I need to extract sentences, tokens, pos tags and lemma from English and German text of a big corpora. So, I used the Stanford CoreNLP tool. Its output is perfect. However, the problem is the time complexity. The English one executes quickly but the German model takes a long time to annotate the text. I initialize the models with these codes:
// To initialize English model
propsEN = new Properties();
propsEN.setProperty("annotators", "tokenize, ssplit, pos, lemma");
propsEN.setProperty("tokenize.language", "en");
corenlpEN = new StanfordCoreNLP(propsEN);
// To initialize German model
propsDE = new Properties();
propsDE.setProperty("annotators", "tokenize, ssplit, pos, lemma");
propsDE.setProperty("tokenize.language", "de");
corenlpDE = new StanfordCoreNLP(propsDE);
To represent the difference in execution times, I computed the length of each text and the time each model takes to run on the text.

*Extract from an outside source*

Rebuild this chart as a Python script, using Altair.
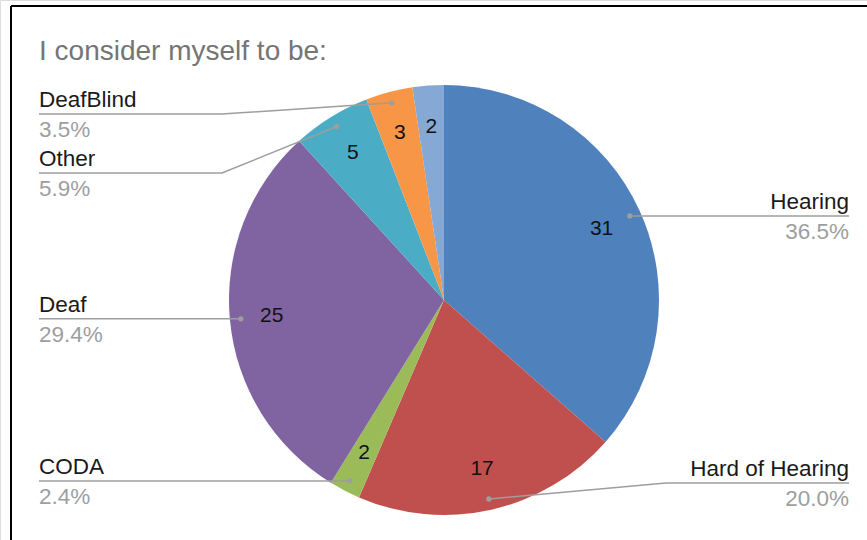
import altair as alt
import pandas as pd
import numpy as np

# ---- data ----
title_text = "I consider myself to be:"
categories = ["Hearing", "Hard of Hearing", "CODA", "Deaf", "Other", "DeafBlind", "Unlabeled"]
counts = [31, 17, 2, 25, 5, 3, 2]
show_outside_label = [True, True, True, True, True, True, False]

# ---- styling / layout ----
colors = ["#4F81BD", "#C0504D", "#9BBB59", "#8064A2", "#4BACC6", "#F79646", "#86A8D4"]
W, H = 867, 540
CX, CY, R = 444, 300, 215
R_NUM, R_DOT, ELBOW = 173, 204, 222
LEFT_X, RIGHT_X = 39, 849
Y_MIN, Y_MAX, GAP = 114, 483, 59
FONT = "Liberation Sans"

df = pd.DataFrame({"category": categories, "count": counts,
                   "ord": list(range(len(categories))), "show": show_outside_label})
total = df["count"].sum()
df["pct"] = (df["count"] / total * 100).map(lambda v: f"{v:.1f}%")

# geometry of leader lines, derived from the values
cum = np.cumsum(df["count"].values)
mid = (cum - df["count"].values / 2) / total * 2 * np.pi
df["dot_x"] = CX + R_DOT * np.sin(mid)
df["dot_y"] = CY - R_DOT * np.cos(mid)
df["side"] = np.where(np.sin(mid) >= 0, "right", "left")
lab = df[df["show"]].copy()
lab["label_y"] = lab["dot_y"].clip(Y_MIN, Y_MAX)
for side in ["left", "right"]:
    idx = lab[lab["side"] == side].sort_values("label_y").index
    prev = None
    for i in idx:
        if prev is not None and lab.at[i, "label_y"] < prev + GAP:
            lab.at[i, "label_y"] = prev + GAP
        prev = lab.at[i, "label_y"]

rows = []
for _, r in lab.iterrows():
    sgn = 1 if r["side"] == "right" else -1
    end_x = RIGHT_X if sgn == 1 else LEFT_X
    rows.append({"category": r["category"], "step": 0, "px": r["dot_x"], "py": r["dot_y"]})
    rows.append({"category": r["category"], "step": 1, "px": CX + sgn * ELBOW, "py": r["label_y"]})
    rows.append({"category": r["category"], "step": 2, "px": end_x, "py": r["label_y"]})
lines_df = pd.DataFrame(rows)

pie = alt.Chart(df).mark_arc(outerRadius=R, strokeWidth=0).encode(
    theta=alt.Theta("count:Q", stack=True),
    color=alt.Color("category:N", scale=alt.Scale(domain=categories, range=colors), legend=None),
    order=alt.Order("ord:Q"),
    x=alt.value(CX), y=alt.value(CY),
)

nums = alt.Chart(df).mark_text(radius=R_NUM, fontSize=21, font=FONT, color="#111111").encode(
    theta=alt.Theta("count:Q", stack=True),
    order=alt.Order("ord:Q"),
    text="count:Q",
    x=alt.value(CX), y=alt.value(CY),
)

leaders = alt.Chart(lines_df).mark_line(color="#9E9E9E", strokeWidth=1.5).encode(
    x=alt.X("px:Q", scale=None), y=alt.Y("py:Q", scale=None),
    detail="category:N", order="step:Q",
)

dots = alt.Chart(lab).mark_circle(size=28, color="#9E9E9E", opacity=1).encode(
    x=alt.X("dot_x:Q", scale=None), y=alt.Y("dot_y:Q", scale=None),
)

def side_labels(side, align, xpos):
    base = alt.Chart(lab).transform_filter(alt.datum.side == side)
    name = base.mark_text(align=align, baseline="alphabetic", dy=-7, fontSize=22.5,
                          font=FONT, color="#1A1A1A").encode(
        x=alt.value(xpos), y=alt.Y("label_y:Q", scale=None), text="category:N")
    pct = base.mark_text(align=align, baseline="alphabetic", dy=23, fontSize=22.5,
                         font=FONT, color="#9E9E9E").encode(
        x=alt.value(xpos), y=alt.Y("label_y:Q", scale=None), text="pct:N")
    return name + pct

title = alt.Chart(pd.DataFrame({"t": [title_text]})).mark_text(
    align="left", baseline="alphabetic", fontSize=28, font=FONT, color="#757575").encode(
    x=alt.value(LEFT_X), y=alt.value(60), text="t:N")

frame_top = alt.Chart(pd.DataFrame({"a": [0]})).mark_rule(color="black", strokeWidth=2).encode(
    x=alt.value(11), x2=alt.value(W), y=alt.value(6))
frame_left = alt.Chart(pd.DataFrame({"a": [0]})).mark_rule(color="black", strokeWidth=2).encode(
    x=alt.value(11), y=alt.value(6), y2=alt.value(H))

chart = alt.layer(
    pie, nums, leaders, dots,
    side_labels("left", "left", LEFT_X), side_labels("right", "right", RIGHT_X),
    title, frame_top, frame_left,
).properties(width=W, height=H, padding=0, autosize=alt.AutoSizeParams(type="none")
).configure_view(stroke=None).configure(background="white")

chart.save("out.html", embed_options={"renderer": "svg", "actions": False})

In order to calculate the execution time, I used System.currentTimeMillis() instruction:
Executing the Stanford CoreNLP model on English Text:
English text length=1587 --- Elapse time=57
English text length=15906 --- Elapse time=160
English text length=44286 --- Elapse time=3287
English text length=19814 --- Elapse time=1809
English text length=1427 --- Elapse time=166
English text length=56787 --- Elapse time=2374
Executing the Stanford CoreNLP model on German Text:
German text length=979 --- Elapse time=401
German text length=22039 --- Elapse time=15285
German text length=30632 --- Elapse time=21659
German text length=42019 --- Elapse time=21767
German text length=2944 --- Elapse time=2005
German text length=76248 --- Elapse time=48857
Why does German model take several times? Have I made any mistake? Is there any solution to solve the problem?
Any information about this topic is appreciated.